Narrator: As Indian politics became more fragmented and militarized, European trading companies began to intervene directly in local conflicts. The French, under the ambitious governor Joseph-François Dupleix, were the first to demonstrate a new model of warfare. They recruited and trained local Indian soldiers, known as sepoys, arming them with modern European weapons and drilling them in disciplined formations.

The turning point came at the Battle of Adyar River in 1746. A small French force of fewer than 1,000 men, composed mainly of sepoys, was confronted by a 10,000-strong army of the Nawab of the Carnatic. The Mughal cavalry charged, expecting an easy victory, but were met with disciplined, rapid volleys of musket fire. The Nawab’s army broke and fled in disarray. The battle was a revelation. It proved that a small, well-trained, European-led army could defeat Indian forces ten times its size. The British East India Company quickly copied this model, building its own private army and transforming itself from a trading entity into a formidable military power.

The Hostile Takeover: How a Corporation Privatized a Nation

Key Insight 5

Narrator: Armed with its new military machine, the East India Company began its aggressive expansion. The architect of this phase was Robert Clive, a volatile and ambitious Company clerk turned military genius. At the Battle of Plassey in 1757, Clive used a combination of bribery, conspiracy, and military force to defeat the Nawab of Bengal, Siraj ud-Daula. The victory was made possible by his secret pact with the Nawab's general, Mir Jafar, and the financial backing of the Jagat Seths, India’s most powerful banking family, who sought to replace the troublesome Nawab.

After the battle, Clive and the Company systematically plundered the Bengal treasury, shipping wealth equivalent to billions of dollars today back to Britain. They installed Mir Jafar as a puppet ruler, but the real power now lay with the Company. This culminated in the 1765 treaty forced upon Emperor Shah Alam, which gave the Company the right to collect all tax revenue from Bengal, Bihar, and Orissa. The Company had completed its transformation: it was now a sovereign power, a corporation acting as a state.

Too Big to Fail: The World's First Corporate Bailout

Key Insight 6

Narrator: The Company’s conquest of Bengal was followed by brutal asset-stripping and mismanagement. Its policies led directly to the great Bengal Famine of 1770, which killed an estimated ten million people, nearly a third of the province's population. Yet, despite the immense wealth it extracted, the Company was crippled by the costs of its constant wars and endemic corruption. By 1772, it was facing bankruptcy and was deep in debt to the Bank of England.

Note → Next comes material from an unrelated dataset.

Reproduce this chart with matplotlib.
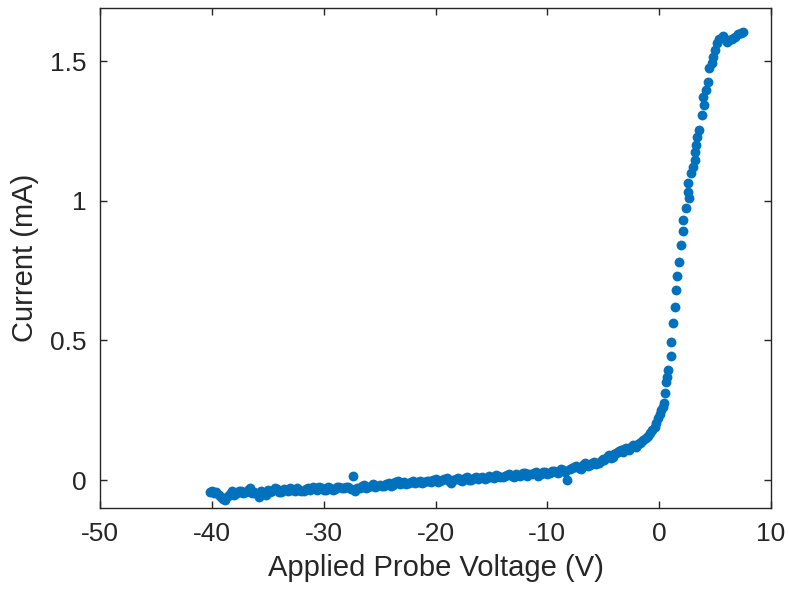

In a move that echoes modern financial crises, the East India Company went to the British government for a bailout. The request shocked Parliament. As the politician Edmund Burke warned, the Company had become a "viper" that could destroy the country that fostered it. The government agreed to the loan, but in exchange, it passed the Regulating Act of 1773, the first-ever government oversight of a corporation. The state had been forced to intervene to save a private company that had become too big to fail, marking the beginning of the end for the Company’s autonomy and setting a precedent for corporate regulation that continues to this day.

Conclusion

Narrator: The single most important takeaway from The Anarchy is that the British conquest of India was not a state-led project of imperialism, but the action of a dangerously unregulated private company motivated by profit. The East India Company, through a combination of military innovation, political cunning, and the exploitation of a crumbling empire, effectively privatized a nation and looted its wealth, all while being run from a single office a continent away.

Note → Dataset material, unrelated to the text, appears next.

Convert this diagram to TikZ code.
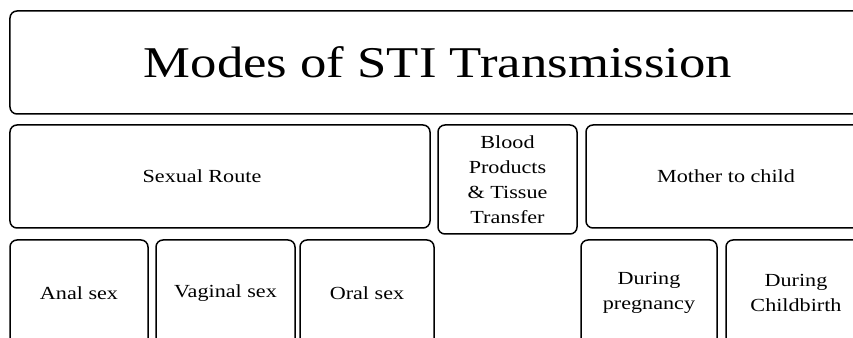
\documentclass[tikz,border=0pt]{standalone}
\usepackage{fontspec}
\setmainfont{Liberation Serif}[FakeStretch=1.2]
\usepackage{tikz}
\usetikzlibrary{shapes,calc}
\tikzstyle{tsText} = [ 
    text=black, 
    font=\fontsize{10.5}{14.2}\selectfont
]
\tikzstyle{tsBox} = [ 
    rectangle,
    rounded corners=0.14cm,
    tsText,
    text centered,
    align=center,
    draw=black,
    line width=0.3mm]
\tikzstyle{tsTitle} = [ 
    tsBox,
    font=\fontsize{25}{30}\selectfont]

\begin{document}
\begin{tikzpicture}

        \useasboundingbox (0,0) rectangle (17.06,6.76);
        \clip (0,0) rectangle (17.06,6.76);

        % top row
        \node[  tsTitle, 
                minimum width=17.12cm,
                minimum height=2.06cm] (modes) at (8.76,5.51) {Modes of STI Transmission};

        % middle row
        \node[  tsBox, 
                minimum width=8.40cm,
                minimum height=2.06cm,
                label={[tsText, name=sexualtext, xshift=-0.36cm]center:Sexual Route}] (sexual) at (4.40,3.23) {};
        \node[  tsBox, 
                minimum width=2.78cm,
                minimum height=2.18cm] (blood) at (10.15,3.17) {Blood\\Products\\\& Tissue\\Transfer};
        \node[  tsBox, 
                minimum width=5.60cm,
                minimum height=2.06cm] (mother) at (14.52,3.23) {Mother to child};

        % bottom row
        \node[tsBox, minimum width=2.76cm, minimum height=2.12cm] (anal) at (1.58,0.90) {Anal sex};
        \node[tsBox, minimum width=2.78cm, minimum height=2.12cm] (vaginal) at (4.51,0.90) {Vaginal sex};
        \node[tsBox, minimum width=2.68cm, minimum height=2.12cm] (oral) at (7.34,0.90) {Oral sex};
        \node[tsBox, minimum width=2.72cm, minimum height=2.12cm] (pregnancy) at (12.98,0.90) {During\\pregnancy};
        \node[tsBox, minimum width=2.80cm, minimum height=2.12cm] (childbirth) at (15.92,0.90) {During\\Childbirth};

\end{tikzpicture}
\end{document}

The story of the East India Company is a chilling historical lesson with profound modern relevance. It serves as a stark reminder of the potential for corporate power to eclipse the power of the state, and it raises an enduring question: What happens when the relentless pursuit of profit is untethered from any sense of morality or accountability? The Company’s rise and fall challenges us to remain vigilant about the role of powerful corporations in our own time and to question who truly holds power in a globalized world.